WHAT IS REQUIRED: Please report every line from the material that contains the word "this".

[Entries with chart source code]

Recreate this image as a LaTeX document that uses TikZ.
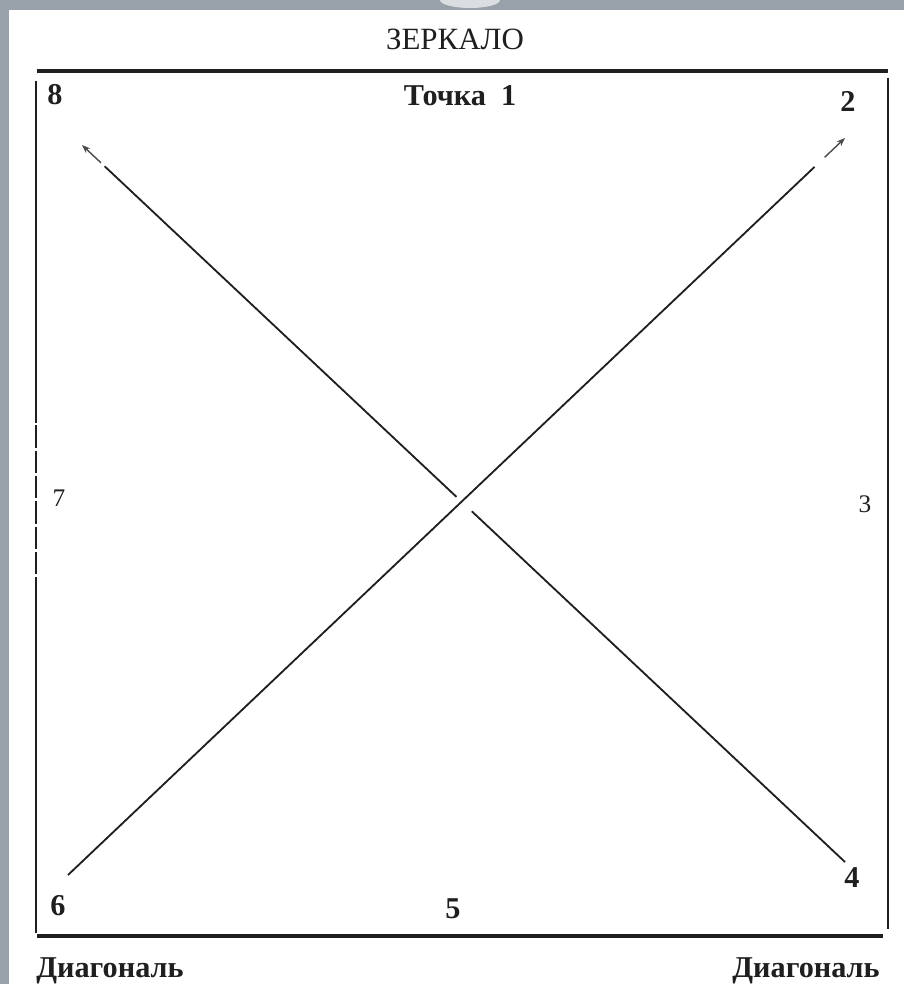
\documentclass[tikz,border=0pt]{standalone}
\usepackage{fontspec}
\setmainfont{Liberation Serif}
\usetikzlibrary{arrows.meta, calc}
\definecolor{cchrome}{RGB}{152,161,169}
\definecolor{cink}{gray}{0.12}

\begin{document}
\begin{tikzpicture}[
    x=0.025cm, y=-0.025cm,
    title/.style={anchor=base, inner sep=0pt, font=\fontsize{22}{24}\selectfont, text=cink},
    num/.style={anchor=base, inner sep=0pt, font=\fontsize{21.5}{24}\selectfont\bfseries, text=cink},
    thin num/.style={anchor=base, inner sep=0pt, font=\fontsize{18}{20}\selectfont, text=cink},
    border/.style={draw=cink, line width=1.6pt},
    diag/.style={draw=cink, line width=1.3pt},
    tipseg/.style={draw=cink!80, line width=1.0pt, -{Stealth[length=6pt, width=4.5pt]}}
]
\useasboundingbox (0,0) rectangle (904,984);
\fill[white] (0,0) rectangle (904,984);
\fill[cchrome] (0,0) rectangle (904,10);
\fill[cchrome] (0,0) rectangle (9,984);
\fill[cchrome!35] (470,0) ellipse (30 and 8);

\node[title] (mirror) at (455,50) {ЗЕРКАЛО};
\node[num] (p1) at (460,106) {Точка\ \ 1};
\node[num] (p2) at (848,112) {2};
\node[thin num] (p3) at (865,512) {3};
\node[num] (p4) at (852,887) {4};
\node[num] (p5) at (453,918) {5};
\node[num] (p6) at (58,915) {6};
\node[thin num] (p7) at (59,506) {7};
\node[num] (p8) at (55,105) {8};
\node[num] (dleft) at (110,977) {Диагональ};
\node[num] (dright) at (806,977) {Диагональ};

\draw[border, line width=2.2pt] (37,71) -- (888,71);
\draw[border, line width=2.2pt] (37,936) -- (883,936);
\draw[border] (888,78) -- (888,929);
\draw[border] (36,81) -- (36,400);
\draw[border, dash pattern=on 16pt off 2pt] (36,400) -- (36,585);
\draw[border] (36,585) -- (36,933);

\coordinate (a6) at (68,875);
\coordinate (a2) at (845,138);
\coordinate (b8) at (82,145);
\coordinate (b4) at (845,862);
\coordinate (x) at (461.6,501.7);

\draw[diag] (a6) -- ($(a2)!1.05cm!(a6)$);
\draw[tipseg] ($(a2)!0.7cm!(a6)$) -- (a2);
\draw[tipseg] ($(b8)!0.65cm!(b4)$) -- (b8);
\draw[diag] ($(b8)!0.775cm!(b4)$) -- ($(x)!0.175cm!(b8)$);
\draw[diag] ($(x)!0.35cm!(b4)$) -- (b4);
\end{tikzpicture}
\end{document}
---
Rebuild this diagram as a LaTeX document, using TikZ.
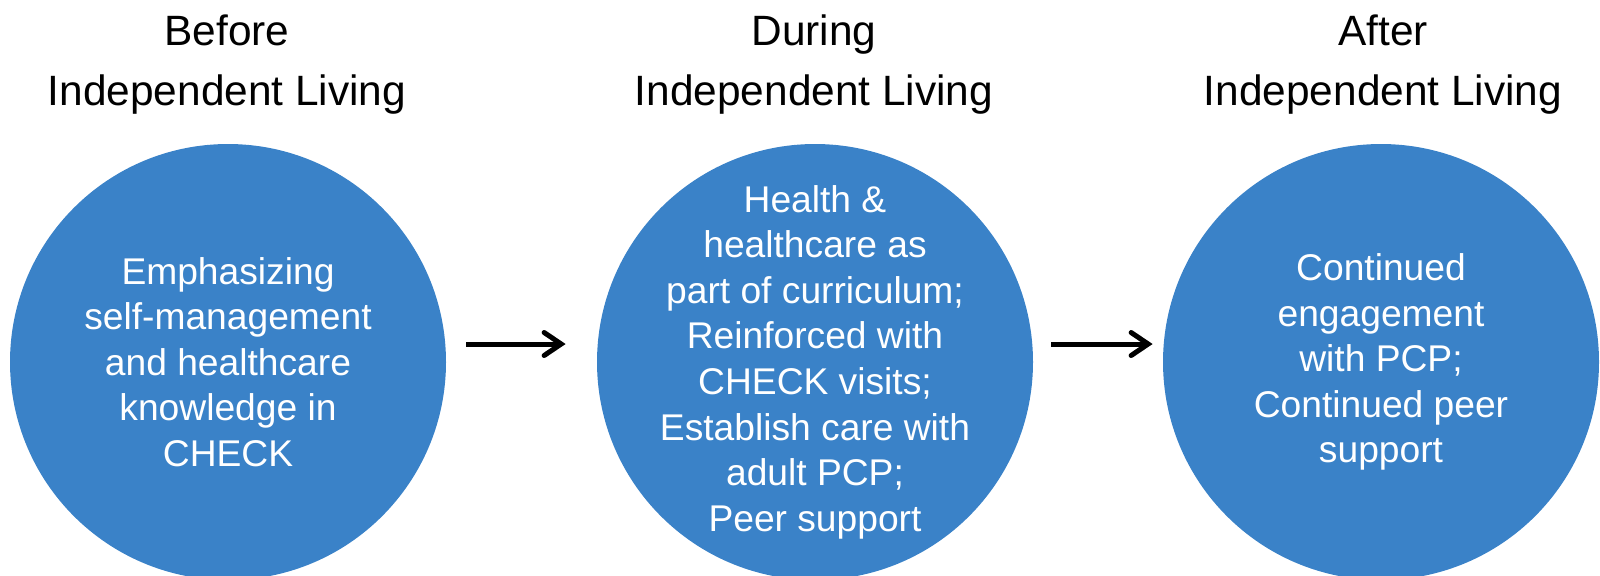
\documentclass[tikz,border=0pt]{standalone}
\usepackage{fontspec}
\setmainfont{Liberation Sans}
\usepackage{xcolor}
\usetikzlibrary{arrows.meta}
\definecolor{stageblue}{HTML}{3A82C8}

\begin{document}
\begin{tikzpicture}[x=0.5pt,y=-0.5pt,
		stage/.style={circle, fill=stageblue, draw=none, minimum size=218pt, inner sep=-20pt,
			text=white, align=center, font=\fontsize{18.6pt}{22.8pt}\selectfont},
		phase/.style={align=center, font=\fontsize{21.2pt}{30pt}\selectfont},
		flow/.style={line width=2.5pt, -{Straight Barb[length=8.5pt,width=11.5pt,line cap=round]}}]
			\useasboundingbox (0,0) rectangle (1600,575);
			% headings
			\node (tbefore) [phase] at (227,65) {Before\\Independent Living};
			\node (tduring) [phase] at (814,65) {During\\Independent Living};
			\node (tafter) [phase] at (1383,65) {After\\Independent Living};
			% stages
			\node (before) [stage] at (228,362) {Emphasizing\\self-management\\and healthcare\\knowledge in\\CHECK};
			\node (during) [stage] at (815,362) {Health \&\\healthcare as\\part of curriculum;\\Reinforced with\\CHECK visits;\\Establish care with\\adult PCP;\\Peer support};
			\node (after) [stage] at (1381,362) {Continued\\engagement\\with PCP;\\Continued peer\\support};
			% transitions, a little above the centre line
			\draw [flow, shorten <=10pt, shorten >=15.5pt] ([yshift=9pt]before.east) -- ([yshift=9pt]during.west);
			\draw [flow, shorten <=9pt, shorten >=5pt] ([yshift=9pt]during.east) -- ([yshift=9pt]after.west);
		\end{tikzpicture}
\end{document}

RIGHT ANSWER:
Recreate this image as a LaTeX document that uses TikZ.
Rebuild this diagram as a LaTeX document, using TikZ.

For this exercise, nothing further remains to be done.